Here's a fine example of Saba Saba's sound. The beat sits somewhere between dancehall and hip hop, and the lyrics—take my word for it—are a call for Ugandans, and more generally Africans, to work together. Keep in mind Uganda is involved in a huge mess in Eastern Congo, an area where rebel groups, foreign armies and the Ugandan army keep chaos alive to make sure minerals (the ones that make our cell phones work) can be smuggled and sold at a cheap price. It's not quite that simple, but the point is, in a country where politics are shady and borders are deadly, Saba Saba's call for unity rings deep.
Download: Saba Saba, "Harambe"
Alex and I talked about his music, but also about the state of the Ugandan music scene. Ugandan airwaves shy away from surprises and substance, so it's difficult for Saba Saba or his brother Maurice's music to get much airplay at home. This is a story I've heard before—Wanlov The Kubolor had a similar experience in Ghana.
The frustration with payola and lack of risk-taking at home is what motivates Saba Saba to open doors onto the outside world. He is very much aware that Uganda has no exposure outside of Africa, except for those who remember the atrocities of its civil war in the 1980s. He is also aware of the strong impact music has on the people in his country.

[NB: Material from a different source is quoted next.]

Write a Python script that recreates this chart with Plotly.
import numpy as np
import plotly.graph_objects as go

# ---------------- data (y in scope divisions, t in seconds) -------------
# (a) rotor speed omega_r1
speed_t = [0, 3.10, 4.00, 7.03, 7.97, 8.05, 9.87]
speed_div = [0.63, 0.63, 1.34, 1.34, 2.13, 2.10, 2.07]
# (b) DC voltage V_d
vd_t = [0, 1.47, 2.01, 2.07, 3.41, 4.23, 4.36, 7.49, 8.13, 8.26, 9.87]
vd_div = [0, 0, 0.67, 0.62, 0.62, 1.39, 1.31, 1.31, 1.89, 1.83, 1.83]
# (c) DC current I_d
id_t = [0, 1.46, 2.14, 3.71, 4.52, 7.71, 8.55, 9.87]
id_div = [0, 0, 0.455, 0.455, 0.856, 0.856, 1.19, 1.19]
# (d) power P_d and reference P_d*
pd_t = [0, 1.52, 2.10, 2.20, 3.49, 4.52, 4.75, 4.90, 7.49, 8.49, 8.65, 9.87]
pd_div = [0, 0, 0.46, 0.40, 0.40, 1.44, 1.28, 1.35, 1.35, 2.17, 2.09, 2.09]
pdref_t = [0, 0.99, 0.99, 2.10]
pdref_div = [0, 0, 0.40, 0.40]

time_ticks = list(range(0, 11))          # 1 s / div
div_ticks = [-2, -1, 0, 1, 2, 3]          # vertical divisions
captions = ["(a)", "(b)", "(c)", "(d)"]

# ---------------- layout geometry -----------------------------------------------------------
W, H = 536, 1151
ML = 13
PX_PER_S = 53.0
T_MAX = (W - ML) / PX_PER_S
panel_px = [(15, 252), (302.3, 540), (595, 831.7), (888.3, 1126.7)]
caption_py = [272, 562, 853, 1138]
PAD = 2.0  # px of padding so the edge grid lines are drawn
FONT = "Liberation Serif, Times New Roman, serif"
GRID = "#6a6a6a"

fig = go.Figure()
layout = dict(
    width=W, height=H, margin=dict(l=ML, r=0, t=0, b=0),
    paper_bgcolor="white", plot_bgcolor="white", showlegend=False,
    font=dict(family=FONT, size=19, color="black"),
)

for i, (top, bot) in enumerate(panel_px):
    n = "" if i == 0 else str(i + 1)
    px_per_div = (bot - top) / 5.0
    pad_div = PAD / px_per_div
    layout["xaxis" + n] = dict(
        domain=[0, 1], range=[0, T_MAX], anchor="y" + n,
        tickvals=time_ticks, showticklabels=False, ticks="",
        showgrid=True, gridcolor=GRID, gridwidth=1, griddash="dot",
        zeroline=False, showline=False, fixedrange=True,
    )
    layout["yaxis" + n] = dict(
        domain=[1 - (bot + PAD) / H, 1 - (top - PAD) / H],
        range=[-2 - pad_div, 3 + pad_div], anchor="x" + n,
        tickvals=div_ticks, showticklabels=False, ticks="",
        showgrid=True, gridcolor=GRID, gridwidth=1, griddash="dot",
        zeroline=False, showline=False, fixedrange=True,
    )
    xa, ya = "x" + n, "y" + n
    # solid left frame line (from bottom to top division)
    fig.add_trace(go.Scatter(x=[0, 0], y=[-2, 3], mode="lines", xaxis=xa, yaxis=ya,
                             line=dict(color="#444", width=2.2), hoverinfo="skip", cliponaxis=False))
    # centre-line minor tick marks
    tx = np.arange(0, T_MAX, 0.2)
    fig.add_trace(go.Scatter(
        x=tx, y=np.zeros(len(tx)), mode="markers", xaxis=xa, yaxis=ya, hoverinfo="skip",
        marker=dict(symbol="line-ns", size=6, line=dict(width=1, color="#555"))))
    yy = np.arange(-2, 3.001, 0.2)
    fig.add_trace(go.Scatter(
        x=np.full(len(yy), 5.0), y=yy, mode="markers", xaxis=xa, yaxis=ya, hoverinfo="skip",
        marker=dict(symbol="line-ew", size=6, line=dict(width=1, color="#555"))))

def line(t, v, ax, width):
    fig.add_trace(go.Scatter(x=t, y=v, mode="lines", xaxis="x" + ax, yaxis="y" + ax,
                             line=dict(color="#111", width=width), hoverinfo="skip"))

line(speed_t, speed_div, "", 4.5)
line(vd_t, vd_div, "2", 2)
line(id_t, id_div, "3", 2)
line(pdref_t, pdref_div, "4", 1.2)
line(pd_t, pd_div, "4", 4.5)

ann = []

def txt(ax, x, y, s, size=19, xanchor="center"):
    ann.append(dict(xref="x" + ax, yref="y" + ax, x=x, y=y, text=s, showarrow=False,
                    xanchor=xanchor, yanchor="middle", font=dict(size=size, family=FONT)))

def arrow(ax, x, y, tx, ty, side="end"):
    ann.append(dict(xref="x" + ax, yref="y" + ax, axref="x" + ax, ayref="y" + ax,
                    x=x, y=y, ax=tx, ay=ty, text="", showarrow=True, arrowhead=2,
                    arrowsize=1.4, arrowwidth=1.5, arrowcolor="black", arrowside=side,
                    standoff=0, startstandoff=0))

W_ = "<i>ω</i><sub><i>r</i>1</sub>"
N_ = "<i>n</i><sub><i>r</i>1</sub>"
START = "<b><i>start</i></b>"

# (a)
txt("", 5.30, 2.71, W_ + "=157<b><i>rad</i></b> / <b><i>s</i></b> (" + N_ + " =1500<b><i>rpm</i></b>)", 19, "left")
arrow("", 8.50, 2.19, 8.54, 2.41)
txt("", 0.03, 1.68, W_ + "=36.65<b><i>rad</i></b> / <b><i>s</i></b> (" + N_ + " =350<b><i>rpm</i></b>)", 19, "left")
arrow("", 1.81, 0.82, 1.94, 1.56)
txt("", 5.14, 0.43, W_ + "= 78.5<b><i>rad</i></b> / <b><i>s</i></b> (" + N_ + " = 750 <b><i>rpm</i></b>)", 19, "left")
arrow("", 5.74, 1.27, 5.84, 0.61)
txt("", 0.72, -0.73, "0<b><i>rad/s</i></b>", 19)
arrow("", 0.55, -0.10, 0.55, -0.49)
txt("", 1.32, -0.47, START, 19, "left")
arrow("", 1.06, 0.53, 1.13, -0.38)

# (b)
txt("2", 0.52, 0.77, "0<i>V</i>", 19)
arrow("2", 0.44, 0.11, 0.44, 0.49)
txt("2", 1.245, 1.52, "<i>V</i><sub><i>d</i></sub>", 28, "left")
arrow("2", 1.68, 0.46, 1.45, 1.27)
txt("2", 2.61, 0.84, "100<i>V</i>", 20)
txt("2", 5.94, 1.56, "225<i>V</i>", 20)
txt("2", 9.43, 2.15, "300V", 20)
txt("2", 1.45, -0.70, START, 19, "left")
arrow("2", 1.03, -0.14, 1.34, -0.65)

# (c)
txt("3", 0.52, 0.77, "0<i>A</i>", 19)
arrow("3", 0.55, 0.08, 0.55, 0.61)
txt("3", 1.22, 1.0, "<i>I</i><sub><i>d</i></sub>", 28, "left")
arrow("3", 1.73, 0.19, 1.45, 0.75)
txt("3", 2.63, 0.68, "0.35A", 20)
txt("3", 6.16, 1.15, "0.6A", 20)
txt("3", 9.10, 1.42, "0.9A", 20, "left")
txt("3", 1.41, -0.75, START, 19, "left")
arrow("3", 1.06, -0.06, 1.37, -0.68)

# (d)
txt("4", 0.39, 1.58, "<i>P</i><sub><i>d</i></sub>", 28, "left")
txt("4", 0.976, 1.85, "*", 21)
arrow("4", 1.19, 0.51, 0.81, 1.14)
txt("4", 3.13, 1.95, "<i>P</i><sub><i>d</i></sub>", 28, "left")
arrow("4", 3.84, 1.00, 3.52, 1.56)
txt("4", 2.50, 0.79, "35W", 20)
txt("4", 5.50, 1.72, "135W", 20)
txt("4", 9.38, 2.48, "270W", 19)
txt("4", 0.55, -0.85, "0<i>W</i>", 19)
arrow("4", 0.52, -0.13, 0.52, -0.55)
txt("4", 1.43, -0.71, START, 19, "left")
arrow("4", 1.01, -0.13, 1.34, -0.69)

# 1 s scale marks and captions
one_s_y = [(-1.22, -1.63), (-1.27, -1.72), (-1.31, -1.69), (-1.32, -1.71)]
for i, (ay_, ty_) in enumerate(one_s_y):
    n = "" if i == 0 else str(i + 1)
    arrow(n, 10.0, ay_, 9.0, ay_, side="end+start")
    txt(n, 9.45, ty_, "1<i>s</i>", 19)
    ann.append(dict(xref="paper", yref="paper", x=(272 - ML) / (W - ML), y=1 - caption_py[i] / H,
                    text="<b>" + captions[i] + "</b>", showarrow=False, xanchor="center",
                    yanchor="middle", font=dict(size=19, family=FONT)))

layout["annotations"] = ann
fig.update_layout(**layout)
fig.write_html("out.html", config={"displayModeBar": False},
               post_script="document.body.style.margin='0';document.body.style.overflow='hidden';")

The will to change Uganda's image and steer its young people in a more positive direction motivates him to break down boundaries. And the timing is right—today Kampala has some great studios, some very talented musicians, and an irrepressible will to diversify and spread its music.
The climate is not only right in Kampala. Saba Saba sits right alongside fellow African hip hop pioneers such as Awadi, Wanlov, Blitz and Baloji. As a matter of fact Saba Saba used to rhyme with Wanlov in LA a few years back at Project Blowed in Leimert Park. It was pretty funny leaving Accra to talk Kokonsa with him on the other side of the continent! Why he and I never met in LA will remain one of the great mysteries of the world.